What to expect here is therefore pretty predictable, with pleasant but unintrusive melodies being the order of the day. That said, this is not simply a collection of ambient sounds or soft synths. The melodies can be reasonably strong and the beat occasionally forceful. The onomatopoeic "Reve" is the softest of the pieces, electric piano being the instrument of choice for the longest track on the album at almost 12½ minutes. "L'Enfant" has the distinction of having been used on two separate soundtracks, the piece also appearing in the film "The Year of Living Dangerously".

While Jon Anderson does not sing at all on the album this time around, he still manages to secure a credit by playing harp on the closing 12 minute track "Flamants roses".

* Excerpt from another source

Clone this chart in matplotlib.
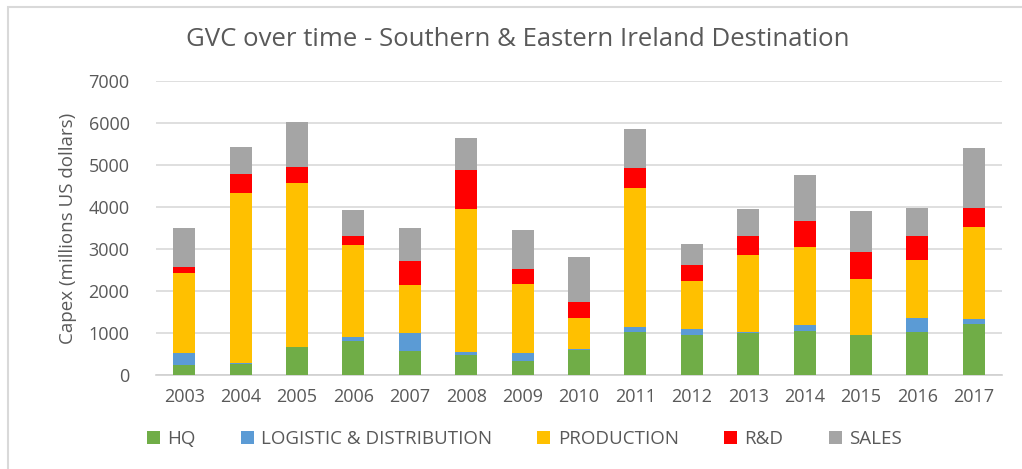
import matplotlib
matplotlib.use("Agg")
import matplotlib.pyplot as plt
from matplotlib.patches import Rectangle
import numpy as np

plt.rcParams['font.family'] = ['Open Sans', 'DejaVu Sans']

years = ['2003', '2004', '2005', '2006', '2007', '2008', '2009', '2010',
         '2011', '2012', '2013', '2014', '2015', '2016', '2017']
hq = [238, 254, 675, 810, 571, 476, 333, 603, 1032, 944, 992, 1056, 952, 1032, 1206]
logistic = [278, 24, 0, 103, 421, 72, 183, 24, 119, 143, 40, 127, 0, 325, 127]
production = [1921, 4047, 3888, 2182, 1143, 3404, 1643, 722, 3293, 1151, 1817, 1857, 1334, 1389, 2183]
rnd = [142, 461, 397, 222, 571, 937, 365, 397, 493, 389, 468, 619, 635, 571, 468]
sales = [929, 635, 1056, 612, 802, 754, 936, 1071, 928, 492, 635, 1103, 984, 667, 1413]

series = [
    ('HQ', hq, '#70AD47'),
    ('LOGISTIC & DISTRIBUTION', logistic, '#5B9BD5'),
    ('PRODUCTION', production, '#FFC000'),
    ('R&D', rnd, '#FF0000'),
    ('SALES', sales, '#A5A5A5'),
]

text_color = '#595959'
fig = plt.figure(figsize=(10.22, 4.69), dpi=100)
fig.patch.set_facecolor('white')
ax = fig.add_axes([0.1526, 0.2004, 0.9804 - 0.1526, 0.8273 - 0.2004])

x = np.arange(len(years))
bottom = np.zeros(len(years))
for name, vals, col in series:
    v = np.array(vals, dtype=float)
    ax.bar(x, v, width=0.39, bottom=bottom, color=col, label=name,
           edgecolor='none', zorder=3)
    bottom += v

ax.set_xlim(-0.5, len(years) - 0.5)
ax.set_ylim(0, 7000)
ax.set_yticks(np.arange(0, 7001, 1000))
ax.set_xticks(x)
ax.set_xticklabels(years)
ax.yaxis.grid(True, color='#d9d9d9', linewidth=1.2, zorder=0)
ax.set_axisbelow(True)
for s in ['top', 'right', 'left']:
    ax.spines[s].set_visible(False)
ax.spines['bottom'].set_color('#d0d0d0')
ax.spines['bottom'].set_linewidth(1.2)
ax.tick_params(axis='both', length=0, colors=text_color, labelsize=13)
ax.tick_params(axis='y', pad=19)
ax.tick_params(axis='x', pad=9)

ax.set_ylabel('Capex (millions US dollars)', fontsize=13.5, color=text_color, labelpad=8)

fig.text(0.507, 0.915, 'GVC over time - Southern & Eastern Ireland Destination',
         ha='center', va='center', fontsize=18.5, color=text_color)

leg = fig.legend(loc='center', bbox_to_anchor=(0.513, 0.064), ncol=5, frameon=False,
                 fontsize=13.5, handlelength=0.7, handleheight=0.7,
                 handletextpad=0.4, columnspacing=2.4)
for t in leg.get_texts():
    t.set_color(text_color)

# chart border (top and left visible)
fig.add_artist(Rectangle((8 / 1022, -0.1), 1.2, 1.1 - 7 / 469, transform=fig.transFigure,
                         fill=False, edgecolor='#d9d9d9', linewidth=1.5))

fig.savefig('out.png', dpi=100, facecolor='white')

Overall, a pleasant but unassuming release which offers no surprises but a more than palatable diversion (hic!). Incidentally, the sleeve was also designed by Vangelis (such as it is).

Report this review (#791408)
Posted Friday, July 20, 2012 | Review Permalink
4 stars I'm a little bit dissapointed to see that Opera Sauvage is such an underrated Vangelis album. Even if it is a documentary movie soundtrack ( another one from F. Rossif series) , the music from the album is unique in beauty and silence. Famous songs such as L'enfant and Hymne used to be openings for TV broadcastings for the last 35 years and will be in the future, for sure, making Vangelis music almost immortal. This album is, like many others, made to be played from the beginning till the last second without any stop or pause. Speaking about other songs, Reve is purely melancholic and floating, also Irlande and Muettes(the most ambiental one). The last song-Flamants roses- is a little complex because of the contribution of Jon Anderson from Yes on harp and because the use of percussion, as well.

Highly recommended for old and young prog music lovers anytime, especially after a hard working day!